* What the task asks
Each line from the top of the listing through the one holding "const serif = 'Liberation Serif'" should be restated word for word, with nothing added and no pictures.

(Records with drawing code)
····················

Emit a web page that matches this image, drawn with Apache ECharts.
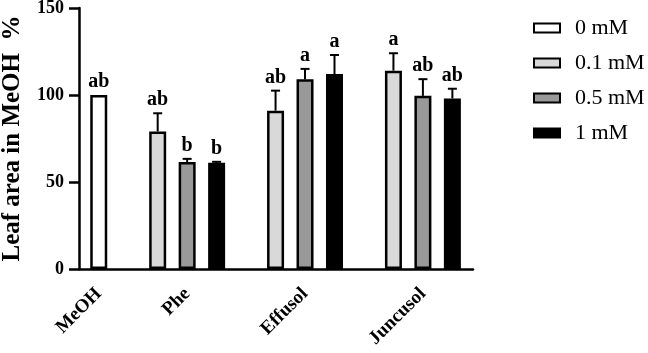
<!DOCTYPE html>
<html>
<head>
<meta charset="utf-8">
<script src="https://cdn.jsdelivr.net/npm/echarts@6/dist/echarts.min.js"></script>
<style>
  html, body { margin: 0; padding: 0; background: #fff; }
  #chart { width: 648px; height: 353px; }
</style>
</head>
<body>
<div id="chart"></div>
<script>
const groups = ['MeOH', 'Phe', 'Effusol', 'Juncusol']
const doses = ['0 mM', '0.1 mM', '0.5 mM', '1 mM']

// mean leaf area (% of MeOH) per group, for each dose
const mean0 = [100, null, null, null]
const mean01 = [null, 79, 91, 114]
const mean05 = [null, 61.5, 109, 99.5]
const mean1 = [null, 61, 112, 98]

// upper error (SD) per group
const err0 = [0, null, null, null]
const err01 = [null, 10.5, 11.5, 10]
const err05 = [null, 1.8, 6, 9.6]
const err1 = [null, 0.6, 11, 5.6]

// significance letters
const let0 = ['ab', null, null, null]
const let01 = [null, 'ab', 'ab', 'a']
const let05 = [null, 'b', 'a', 'ab']
const let1 = [null, 'b', 'a', 'ab']

const yTicks = [0, 50, 100, 150]

const means = [mean0, mean01, mean05, mean1]
const errs = [err0, err01, err05, err1]
const letters = [let0, let01, let05, let1]
const fills = ['#ffffff', '#d9d9d9', '#999999', '#000000']

// slot of each group centre on the x axis, and the dose offset inside a group
const groupCenter = [0, 3, 7, 11]
const doseOffset = [0, -1, 0, 1]
const serif = 'Liberation Serif'

const barSeries = doses.map((d, k) => ({
  name: d,
  type: 'bar',
  barWidth: 17,
  barGap: '-100%',
  itemStyle: { color: fills[k], borderColor: '#000', borderWidth: 2.5 },
  data: groups.map((g, i) => means[k][i] == null ? null : [groupCenter[i] + doseOffset[k], means[k][i]])
    .filter(p => p)
}))

const errData = []
doses.forEach((d, k) => {
  groups.forEach((g, i) => {
    if (means[k][i] == null) return
    errData.push([groupCenter[i] + doseOffset[k], means[k][i], errs[k][i], letters[k][i]])
  })
})

const errSeries = {
  type: 'custom',
  silent: true,
  z: 5,
  data: errData,
  renderItem: function (params, api) {
    const x = api.value(0), m = api.value(1), e = api.value(2)
    const base = api.coord([x, m])
    const top = api.coord([x, m + e])
    const children = []
    if (e > 0) {
      children.push({
        type: 'line',
        shape: { x1: base[0], y1: base[1], x2: top[0], y2: top[1] },
        style: { stroke: '#000', lineWidth: 2 }
      })
      children.push({
        type: 'line',
        shape: { x1: top[0] - 4.5, y1: top[1], x2: top[0] + 4.5, y2: top[1] },
        style: { stroke: '#000', lineWidth: 2 }
      })
    }
    children.push({
      type: 'text',
      x: top[0],
      y: top[1] - 3,
      style: {
        text: errData[params.dataIndex][3],
        fill: '#000',
        font: 'bold 20px ' + serif,
        align: 'center',
        verticalAlign: 'bottom'
      }
    })
    return { type: 'group', children: children }
  }
}

const option = {
  animation: false,
  backgroundColor: '#fff',
  grid: { left: 79, right: 175, top: 8, bottom: 84, outerBoundsMode: 'none', containLabel: false },
  legend: {
    data: doses,
    orient: 'vertical',
    left: 528,
    top: 12,
    icon: 'rect',
    itemWidth: 26,
    itemHeight: 9,
    itemGap: 13,
    textStyle: { color: '#000', fontFamily: serif, fontSize: 22, padding: [0, 0, 0, 10] }
  },
  xAxis: {
    type: 'value',
    min: -0.67,
    max: 12.7,
    splitLine: { show: false },
    axisTick: { show: false },
    axisLine: { lineStyle: { color: '#000', width: 2.5 } },
    axisLabel: {
      customValues: groupCenter,
      formatter: v => groups[groupCenter.indexOf(v)] || '',
      rotate: 45,
      margin: 22,
      color: '#000',
      fontFamily: serif,
      fontWeight: 'bold',
      fontSize: 19
    }
  },
  yAxis: {
    type: 'value',
    min: yTicks[0],
    max: yTicks[yTicks.length - 1],
    interval: 50,
    name: 'Leaf area in MeOH  %',
    nameLocation: 'middle',
    nameRotate: 90,
    nameGap: 54,
    nameTextStyle: { color: '#000', fontFamily: serif, fontWeight: 'bold', fontSize: 25 },
    splitLine: { show: false },
    axisLine: { show: true, onZero: false, lineStyle: { color: '#000', width: 2.5 } },
    axisTick: { show: true, length: 10, lineStyle: { color: '#000', width: 2.5 } },
    axisLabel: { color: '#000', fontFamily: serif, fontWeight: 'bold', fontSize: 18, margin: 15 }
  },
  series: [...barSeries, errSeries]
}

const chart = echarts.init(document.getElementById('chart'))
chart.setOption(option)
</script>
</body>
</html>
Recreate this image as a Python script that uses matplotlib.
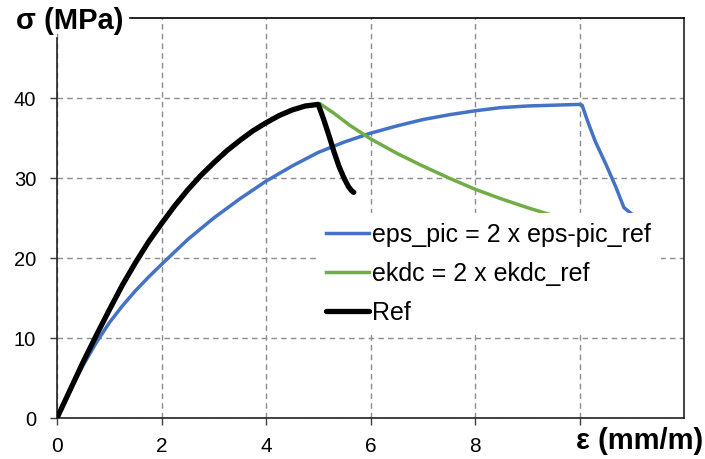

····················

* Complete response
Emit a web page that matches this image, drawn with Apache ECharts.
<!DOCTYPE html>
<html>
<head>
<meta charset="utf-8">
<script src="https://cdn.jsdelivr.net/npm/echarts@6/dist/echarts.min.js"></script>
<style>
  html, body { margin: 0; padding: 0; background: #fff; }
  #chart { width: 648px; height: 353px; }
</style>
</head>
<body>
<div id="chart"></div>
<script>
const groups = ['MeOH', 'Phe', 'Effusol', 'Juncusol']
const doses = ['0 mM', '0.1 mM', '0.5 mM', '1 mM']

// mean leaf area (% of MeOH) per group, for each dose
const mean0 = [100, null, null, null]
const mean01 = [null, 79, 91, 114]
const mean05 = [null, 61.5, 109, 99.5]
const mean1 = [null, 61, 112, 98]

// upper error (SD) per group
const err0 = [0, null, null, null]
const err01 = [null, 10.5, 11.5, 10]
const err05 = [null, 1.8, 6, 9.6]
const err1 = [null, 0.6, 11, 5.6]

// significance letters
const let0 = ['ab', null, null, null]
const let01 = [null, 'ab', 'ab', 'a']
const let05 = [null, 'b', 'a', 'ab']
const let1 = [null, 'b', 'a', 'ab']

const yTicks = [0, 50, 100, 150]

const means = [mean0, mean01, mean05, mean1]
const errs = [err0, err01, err05, err1]
const letters = [let0, let01, let05, let1]
const fills = ['#ffffff', '#d9d9d9', '#999999', '#000000']

// slot of each group centre on the x axis, and the dose offset inside a group
const groupCenter = [0, 3, 7, 11]
const doseOffset = [0, -1, 0, 1]
const serif = 'Liberation Serif'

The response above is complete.